--- start ---
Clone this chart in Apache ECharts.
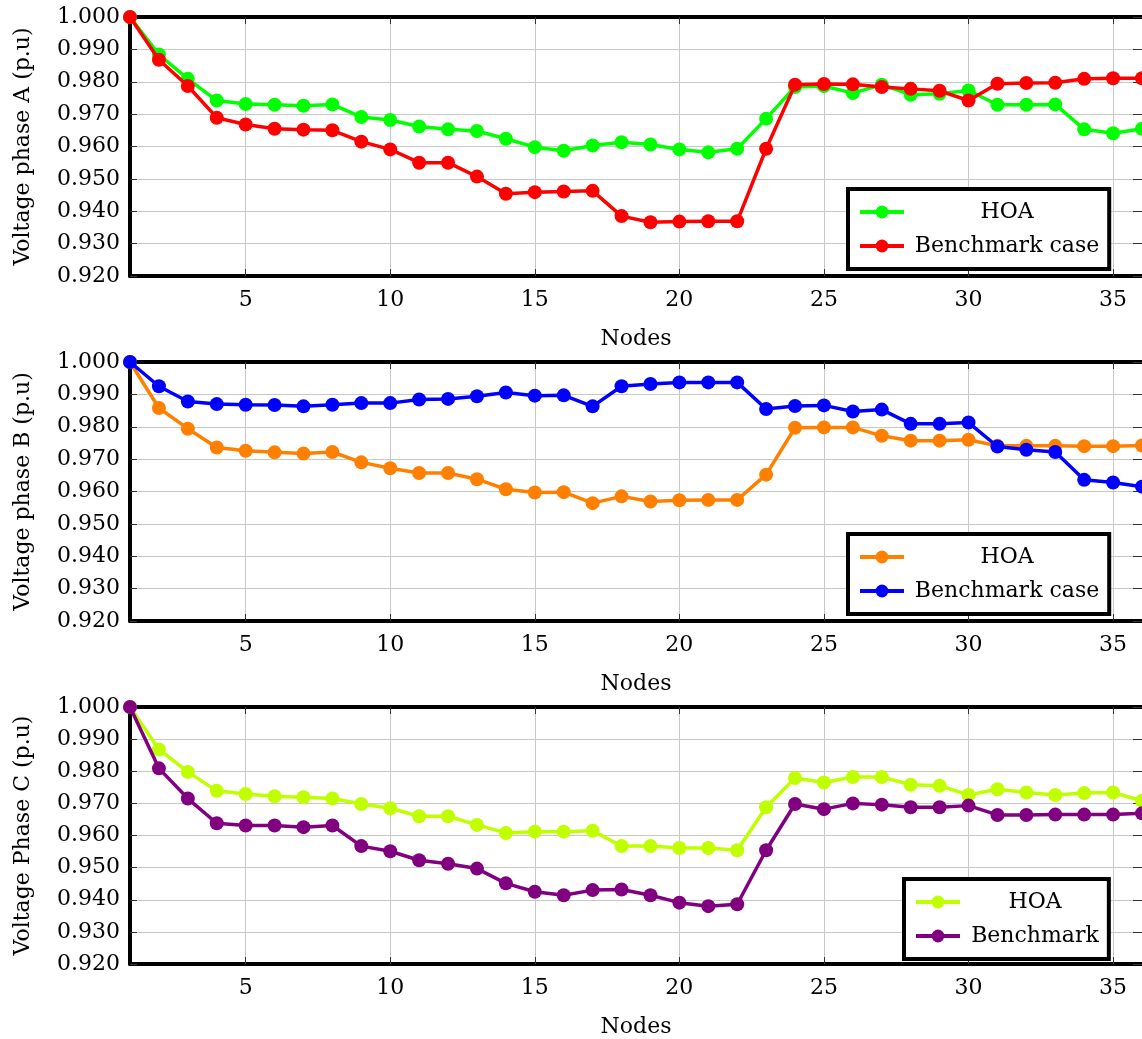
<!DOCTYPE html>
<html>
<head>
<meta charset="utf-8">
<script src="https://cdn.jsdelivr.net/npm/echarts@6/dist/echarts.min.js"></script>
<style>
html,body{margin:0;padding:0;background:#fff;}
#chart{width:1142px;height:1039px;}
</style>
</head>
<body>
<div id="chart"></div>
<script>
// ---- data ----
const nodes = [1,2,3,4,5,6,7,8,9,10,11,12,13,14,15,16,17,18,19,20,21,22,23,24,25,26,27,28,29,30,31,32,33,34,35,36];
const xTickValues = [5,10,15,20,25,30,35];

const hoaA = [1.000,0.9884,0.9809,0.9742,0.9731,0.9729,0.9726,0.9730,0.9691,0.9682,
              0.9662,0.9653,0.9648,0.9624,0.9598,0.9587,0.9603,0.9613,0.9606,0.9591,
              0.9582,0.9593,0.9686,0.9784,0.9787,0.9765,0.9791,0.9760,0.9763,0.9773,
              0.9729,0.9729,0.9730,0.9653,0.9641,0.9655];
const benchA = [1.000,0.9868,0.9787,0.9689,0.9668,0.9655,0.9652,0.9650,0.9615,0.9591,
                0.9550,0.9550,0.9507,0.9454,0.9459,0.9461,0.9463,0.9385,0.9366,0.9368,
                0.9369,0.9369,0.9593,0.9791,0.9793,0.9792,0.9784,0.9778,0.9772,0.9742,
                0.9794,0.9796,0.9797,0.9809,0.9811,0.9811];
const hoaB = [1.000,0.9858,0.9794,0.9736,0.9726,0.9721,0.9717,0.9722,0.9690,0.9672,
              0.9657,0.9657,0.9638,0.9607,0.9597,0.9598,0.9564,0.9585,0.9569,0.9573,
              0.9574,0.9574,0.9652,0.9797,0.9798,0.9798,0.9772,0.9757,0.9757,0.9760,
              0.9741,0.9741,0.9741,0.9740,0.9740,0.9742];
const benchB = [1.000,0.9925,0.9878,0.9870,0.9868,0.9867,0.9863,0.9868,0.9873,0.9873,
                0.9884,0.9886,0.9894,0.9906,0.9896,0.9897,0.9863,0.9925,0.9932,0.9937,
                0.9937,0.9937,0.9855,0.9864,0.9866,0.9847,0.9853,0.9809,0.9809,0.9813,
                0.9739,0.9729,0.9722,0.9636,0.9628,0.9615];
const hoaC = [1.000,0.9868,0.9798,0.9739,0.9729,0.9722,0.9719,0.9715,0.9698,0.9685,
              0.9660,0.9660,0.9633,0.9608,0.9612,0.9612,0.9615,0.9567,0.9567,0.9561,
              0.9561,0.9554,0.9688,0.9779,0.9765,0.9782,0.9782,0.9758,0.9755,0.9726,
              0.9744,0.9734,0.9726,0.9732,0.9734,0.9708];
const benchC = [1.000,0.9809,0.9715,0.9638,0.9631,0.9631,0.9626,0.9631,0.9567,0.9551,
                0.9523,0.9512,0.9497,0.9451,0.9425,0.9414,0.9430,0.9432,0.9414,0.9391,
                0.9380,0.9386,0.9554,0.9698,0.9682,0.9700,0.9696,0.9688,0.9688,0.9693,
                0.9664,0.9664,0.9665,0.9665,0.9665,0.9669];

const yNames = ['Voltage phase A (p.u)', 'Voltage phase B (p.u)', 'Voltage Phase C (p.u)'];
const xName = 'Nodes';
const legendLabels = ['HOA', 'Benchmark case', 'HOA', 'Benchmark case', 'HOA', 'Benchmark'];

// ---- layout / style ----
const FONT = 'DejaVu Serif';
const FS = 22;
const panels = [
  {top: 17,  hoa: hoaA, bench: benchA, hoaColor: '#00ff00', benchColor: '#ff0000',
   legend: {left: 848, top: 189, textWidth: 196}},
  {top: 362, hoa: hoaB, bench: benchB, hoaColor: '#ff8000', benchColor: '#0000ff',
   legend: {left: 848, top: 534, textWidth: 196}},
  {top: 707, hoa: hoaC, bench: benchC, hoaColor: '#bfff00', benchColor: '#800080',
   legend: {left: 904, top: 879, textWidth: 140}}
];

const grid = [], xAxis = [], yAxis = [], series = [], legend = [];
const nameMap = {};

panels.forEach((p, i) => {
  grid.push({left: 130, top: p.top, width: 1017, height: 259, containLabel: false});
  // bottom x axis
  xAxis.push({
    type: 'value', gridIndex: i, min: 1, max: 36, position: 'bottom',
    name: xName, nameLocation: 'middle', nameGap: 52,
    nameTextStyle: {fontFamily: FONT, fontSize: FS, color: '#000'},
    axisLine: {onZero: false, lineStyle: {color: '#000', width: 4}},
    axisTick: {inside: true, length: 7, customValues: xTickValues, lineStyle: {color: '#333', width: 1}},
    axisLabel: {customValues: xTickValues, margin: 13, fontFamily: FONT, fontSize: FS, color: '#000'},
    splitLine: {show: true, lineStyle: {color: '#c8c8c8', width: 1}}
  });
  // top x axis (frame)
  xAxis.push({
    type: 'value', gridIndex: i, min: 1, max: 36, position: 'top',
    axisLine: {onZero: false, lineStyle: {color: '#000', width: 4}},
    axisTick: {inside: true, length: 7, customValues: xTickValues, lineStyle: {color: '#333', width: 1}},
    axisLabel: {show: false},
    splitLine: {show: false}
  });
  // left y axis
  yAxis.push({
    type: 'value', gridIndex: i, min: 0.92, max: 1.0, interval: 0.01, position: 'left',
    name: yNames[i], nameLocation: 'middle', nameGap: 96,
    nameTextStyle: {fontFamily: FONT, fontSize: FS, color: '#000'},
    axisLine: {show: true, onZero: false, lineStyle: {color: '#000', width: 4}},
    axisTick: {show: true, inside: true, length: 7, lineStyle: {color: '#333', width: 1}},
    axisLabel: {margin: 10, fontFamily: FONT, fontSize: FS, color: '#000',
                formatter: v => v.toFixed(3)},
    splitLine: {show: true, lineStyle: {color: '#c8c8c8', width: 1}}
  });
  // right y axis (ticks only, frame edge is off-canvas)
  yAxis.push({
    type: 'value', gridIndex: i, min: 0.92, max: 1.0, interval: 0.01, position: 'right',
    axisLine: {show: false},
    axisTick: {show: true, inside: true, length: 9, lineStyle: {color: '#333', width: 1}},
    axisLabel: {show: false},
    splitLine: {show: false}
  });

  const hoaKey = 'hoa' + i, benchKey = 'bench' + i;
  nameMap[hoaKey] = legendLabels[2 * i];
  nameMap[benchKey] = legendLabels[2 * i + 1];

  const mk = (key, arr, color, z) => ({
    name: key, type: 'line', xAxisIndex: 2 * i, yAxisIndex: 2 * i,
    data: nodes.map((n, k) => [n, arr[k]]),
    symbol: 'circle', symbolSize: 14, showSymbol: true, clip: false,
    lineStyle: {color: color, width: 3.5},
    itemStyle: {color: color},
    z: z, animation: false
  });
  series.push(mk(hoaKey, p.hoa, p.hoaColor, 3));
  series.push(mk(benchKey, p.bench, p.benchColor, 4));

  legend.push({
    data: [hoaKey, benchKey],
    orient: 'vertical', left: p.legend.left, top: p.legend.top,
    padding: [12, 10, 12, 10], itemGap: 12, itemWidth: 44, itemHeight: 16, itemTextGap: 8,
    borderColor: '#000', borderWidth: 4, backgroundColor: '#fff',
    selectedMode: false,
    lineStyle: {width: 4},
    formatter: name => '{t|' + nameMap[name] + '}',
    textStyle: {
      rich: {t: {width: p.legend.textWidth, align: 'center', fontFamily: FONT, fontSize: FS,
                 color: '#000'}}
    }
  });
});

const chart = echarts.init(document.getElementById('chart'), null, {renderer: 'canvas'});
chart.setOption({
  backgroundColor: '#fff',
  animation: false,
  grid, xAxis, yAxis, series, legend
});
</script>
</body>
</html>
--- end ---
§ **PROMPT**: Reproduce the listing exactly. Leave its pictures out.

§ **OUTPUT OF THE EXERCISE**:
Clone this chart in Apache ECharts.
<!DOCTYPE html>
<html>
<head>
<meta charset="utf-8">
<script src="https://cdn.jsdelivr.net/npm/echarts@6/dist/echarts.min.js"></script>
<style>
html,body{margin:0;padding:0;background:#fff;}
#chart{width:1142px;height:1039px;}
</style>
</head>
<body>
<div id="chart"></div>
<script>
// ---- data ----
const nodes = [1,2,3,4,5,6,7,8,9,10,11,12,13,14,15,16,17,18,19,20,21,22,23,24,25,26,27,28,29,30,31,32,33,34,35,36];
const xTickValues = [5,10,15,20,25,30,35];

const hoaA = [1.000,0.9884,0.9809,0.9742,0.9731,0.9729,0.9726,0.9730,0.9691,0.9682,
              0.9662,0.9653,0.9648,0.9624,0.9598,0.9587,0.9603,0.9613,0.9606,0.9591,
              0.9582,0.9593,0.9686,0.9784,0.9787,0.9765,0.9791,0.9760,0.9763,0.9773,
              0.9729,0.9729,0.9730,0.9653,0.9641,0.9655];
const benchA = [1.000,0.9868,0.9787,0.9689,0.9668,0.9655,0.9652,0.9650,0.9615,0.9591,
                0.9550,0.9550,0.9507,0.9454,0.9459,0.9461,0.9463,0.9385,0.9366,0.9368,
                0.9369,0.9369,0.9593,0.9791,0.9793,0.9792,0.9784,0.9778,0.9772,0.9742,
                0.9794,0.9796,0.9797,0.9809,0.9811,0.9811];
const hoaB = [1.000,0.9858,0.9794,0.9736,0.9726,0.9721,0.9717,0.9722,0.9690,0.9672,
              0.9657,0.9657,0.9638,0.9607,0.9597,0.9598,0.9564,0.9585,0.9569,0.9573,
              0.9574,0.9574,0.9652,0.9797,0.9798,0.9798,0.9772,0.9757,0.9757,0.9760,
              0.9741,0.9741,0.9741,0.9740,0.9740,0.9742];
const benchB = [1.000,0.9925,0.9878,0.9870,0.9868,0.9867,0.9863,0.9868,0.9873,0.9873,
                0.9884,0.9886,0.9894,0.9906,0.9896,0.9897,0.9863,0.9925,0.9932,0.9937,
                0.9937,0.9937,0.9855,0.9864,0.9866,0.9847,0.9853,0.9809,0.9809,0.9813,
                0.9739,0.9729,0.9722,0.9636,0.9628,0.9615];
const hoaC = [1.000,0.9868,0.9798,0.9739,0.9729,0.9722,0.9719,0.9715,0.9698,0.9685,
              0.9660,0.9660,0.9633,0.9608,0.9612,0.9612,0.9615,0.9567,0.9567,0.9561,
              0.9561,0.9554,0.9688,0.9779,0.9765,0.9782,0.9782,0.9758,0.9755,0.9726,
              0.9744,0.9734,0.9726,0.9732,0.9734,0.9708];
const benchC = [1.000,0.9809,0.9715,0.9638,0.9631,0.9631,0.9626,0.9631,0.9567,0.9551,
                0.9523,0.9512,0.9497,0.9451,0.9425,0.9414,0.9430,0.9432,0.9414,0.9391,
                0.9380,0.9386,0.9554,0.9698,0.9682,0.9700,0.9696,0.9688,0.9688,0.9693,
                0.9664,0.9664,0.9665,0.9665,0.9665,0.9669];

const yNames = ['Voltage phase A (p.u)', 'Voltage phase B (p.u)', 'Voltage Phase C (p.u)'];
const xName = 'Nodes';
const legendLabels = ['HOA', 'Benchmark case', 'HOA', 'Benchmark case', 'HOA', 'Benchmark'];

// ---- layout / style ----
const FONT = 'DejaVu Serif';
const FS = 22;
const panels = [
  {top: 17,  hoa: hoaA, bench: benchA, hoaColor: '#00ff00', benchColor: '#ff0000',
   legend: {left: 848, top: 189, textWidth: 196}},
  {top: 362, hoa: hoaB, bench: benchB, hoaColor: '#ff8000', benchColor: '#0000ff',
   legend: {left: 848, top: 534, textWidth: 196}},
  {top: 707, hoa: hoaC, bench: benchC, hoaColor: '#bfff00', benchColor: '#800080',
   legend: {left: 904, top: 879, textWidth: 140}}
];

const grid = [], xAxis = [], yAxis = [], series = [], legend = [];
const nameMap = {};

panels.forEach((p, i) => {
  grid.push({left: 130, top: p.top, width: 1017, height: 259, containLabel: false});
  // bottom x axis
  xAxis.push({
    type: 'value', gridIndex: i, min: 1, max: 36, position: 'bottom',
    name: xName, nameLocation: 'middle', nameGap: 52,
    nameTextStyle: {fontFamily: FONT, fontSize: FS, color: '#000'},
    axisLine: {onZero: false, lineStyle: {color: '#000', width: 4}},
    axisTick: {inside: true, length: 7, customValues: xTickValues, lineStyle: {color: '#333', width: 1}},
    axisLabel: {customValues: xTickValues, margin: 13, fontFamily: FONT, fontSize: FS, color: '#000'},
    splitLine: {show: true, lineStyle: {color: '#c8c8c8', width: 1}}
  });
  // top x axis (frame)
  xAxis.push({
    type: 'value', gridIndex: i, min: 1, max: 36, position: 'top',
    axisLine: {onZero: false, lineStyle: {color: '#000', width: 4}},
    axisTick: {inside: true, length: 7, customValues: xTickValues, lineStyle: {color: '#333', width: 1}},
    axisLabel: {show: false},
    splitLine: {show: false}
  });
  // left y axis
  yAxis.push({
    type: 'value', gridIndex: i, min: 0.92, max: 1.0, interval: 0.01, position: 'left',
    name: yNames[i], nameLocation: 'middle', nameGap: 96,
    nameTextStyle: {fontFamily: FONT, fontSize: FS, color: '#000'},
    axisLine: {show: true, onZero: false, lineStyle: {color: '#000', width: 4}},
    axisTick: {show: true, inside: true, length: 7, lineStyle: {color: '#333', width: 1}},
    axisLabel: {margin: 10, fontFamily: FONT, fontSize: FS, color: '#000',
                formatter: v => v.toFixed(3)},
    splitLine: {show: true, lineStyle: {color: '#c8c8c8', width: 1}}
  });
  // right y axis (ticks only, frame edge is off-canvas)
  yAxis.push({
    type: 'value', gridIndex: i, min: 0.92, max: 1.0, interval: 0.01, position: 'right',
    axisLine: {show: false},
    axisTick: {show: true, inside: true, length: 9, lineStyle: {color: '#333', width: 1}},
    axisLabel: {show: false},
    splitLine: {show: false}
  });

  const hoaKey = 'hoa' + i, benchKey = 'bench' + i;
  nameMap[hoaKey] = legendLabels[2 * i];
  nameMap[benchKey] = legendLabels[2 * i + 1];

  const mk = (key, arr, color, z) => ({
    name: key, type: 'line', xAxisIndex: 2 * i, yAxisIndex: 2 * i,
    data: nodes.map((n, k) => [n, arr[k]]),
    symbol: 'circle', symbolSize: 14, showSymbol: true, clip: false,
    lineStyle: {color: color, width: 3.5},
    itemStyle: {color: color},
    z: z, animation: false
  });
  series.push(mk(hoaKey, p.hoa, p.hoaColor, 3));
  series.push(mk(benchKey, p.bench, p.benchColor, 4));

  legend.push({
    data: [hoaKey, benchKey],
    orient: 'vertical', left: p.legend.left, top: p.legend.top,
    padding: [12, 10, 12, 10], itemGap: 12, itemWidth: 44, itemHeight: 16, itemTextGap: 8,
    borderColor: '#000', borderWidth: 4, backgroundColor: '#fff',
    selectedMode: false,
    lineStyle: {width: 4},
    formatter: name => '{t|' + nameMap[name] + '}',
    textStyle: {
      rich: {t: {width: p.legend.textWidth, align: 'center', fontFamily: FONT, fontSize: FS,
                 color: '#000'}}
    }
  });
});

const chart = echarts.init(document.getElementById('chart'), null, {renderer: 'canvas'});
chart.setOption({
  backgroundColor: '#fff',
  animation: false,
  grid, xAxis, yAxis, series, legend
});
</script>
</body>
</html>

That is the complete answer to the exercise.